Oleh: Dahlan Iskan
INI SEPERTI tidak masuk akal. Orang hebat ini, pembela utama Donald Trump ini, lempar handuk: menyatakan dirinya bangkrut. Kemarin. Secara ekonomi.
Namanya Anda sudah kenal baik: Rudy Giuilani.
Rudy habis-habisan terjun di politik. Ia all out membela Trump. Termasuk secara hukum. Rudy ikut vokal mengatakan bahwa Pilpres 2020 curang: harusnya Trump yang jadi pemenang. Bukan Joe Biden.
Usahanya gagal. Di mana-mana. Di banyak negara bagian.
Bahkan, yang di Georgia, tuduhan curang yang ia lancarkan pada petugas Pemilu di sana mengakibatkan Rudy digugat. Rudy kalah. Ia harus bayar ganti rugi USD 148 juta. Dua hari lalu hakim memerintahkan agar Rudy segera membayar ganti rugi itu.
Tidak sampai satu minggu kemudian, Kamis kemarin, Rudy mengajukan permohonan ke pengadilan New York: agar dirinya dinyatakan bangkrut.
Dengan permohonan itu Rudy memang tidak pusing lagi menghadapi tagihan USD 148 juta tersebut. Juga tagihan-tagihan yang lain. Termasuk tagihan yang akan datang –masih banyak gugatan lain yang kelihatannya Rudy juga akan kalah.
Misalnya gugatan dari pabrik mesin penghitung suara secara otomatis, Dominion. Rudy, sebagai upaya membela Trump, ikut mengatakan mesin penghitung tersebut curang.
Dominion juga menggugat stasiun TV Fox. Menang. Fox harus bayar USD 787 juta. Luar biasa besar. Maka Rudy juga akan bernasib sama.
Tagihan lain datang dari beberapa pengacara yang mendampinginya. Rudy pilih lempar handuk. Itu jalan terbaik baginya. Memang nama besar Rudy Giuilani langsung ''habis''. Setidaknya ia bisa menunjukkan pada Trump ''tidak ada orang lain memberikan pembelaan sampai habis-habisan begitu''. Sampai dirinya bangkrut. Sedang yang dibela tetap kaya raya.
BACA JUGA:Banteng Terluka
Awal tahun tadi Rudy memang menemui Trump.
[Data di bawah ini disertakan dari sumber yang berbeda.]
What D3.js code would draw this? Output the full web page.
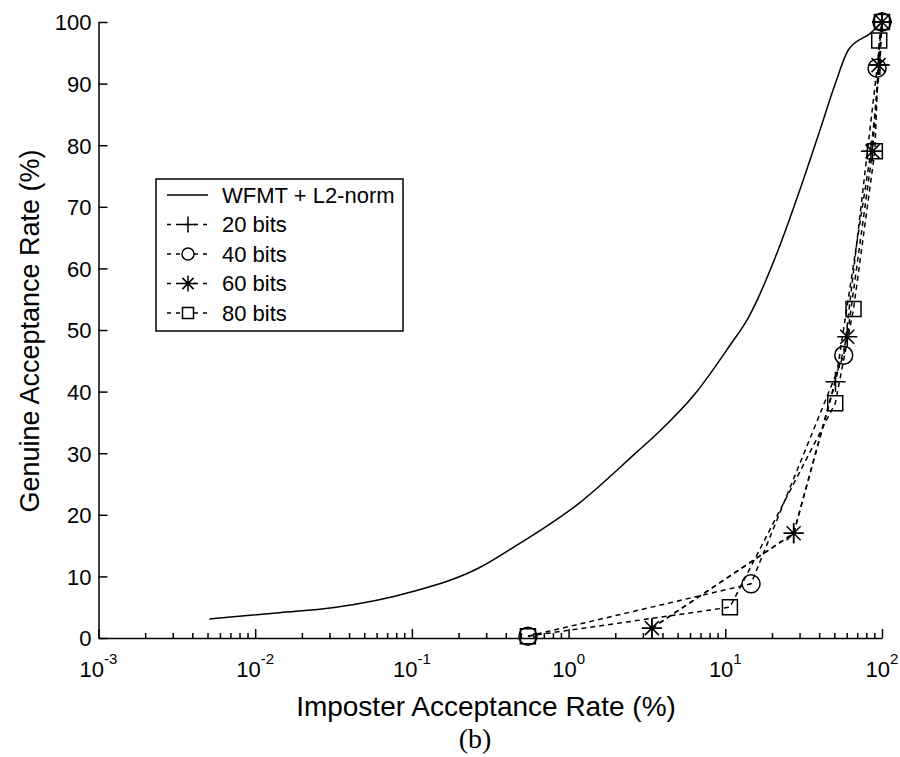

Di Mar a Lago. Sampai dua kali. Ia menagih biaya-biaya pembelaan. Trump diberitakan memang pernah tidak mau bayar jasa pembelaan Rudy, tapi kali ini Rudy sangat kepepet. Maka Trump memberikan bayaran USD 340.000. Uangnya diambil dari iuran pendukung Trump. Trump memang didukung oleh beberapa kelompok swadaya penggalang dana yang di sana disebut PAC.
Rudy sendiri seorang pengacara ternama. Ia mendukung Trump sejak Pilpres tahun 2016. Ia jadi salah satu pembicara utama di konvensi Partai Republik tahun 2015.
Begitu aktifnya Rudy di kampanye Trump sampai santer disebut ia bakal jadi salah satu menteri di kabinet Trump. Ia sendiri ingin jadi menlu. Ketika satu per satu nama menteri diumumkan nama Rudy tidak termasuk di salah satunya. Lalu Rudy disebut akan mengetuai salah satu bagian penting di Gedung Putih: terkait dengan keamanan nasional. Nyatanya Trump memilih orang lain.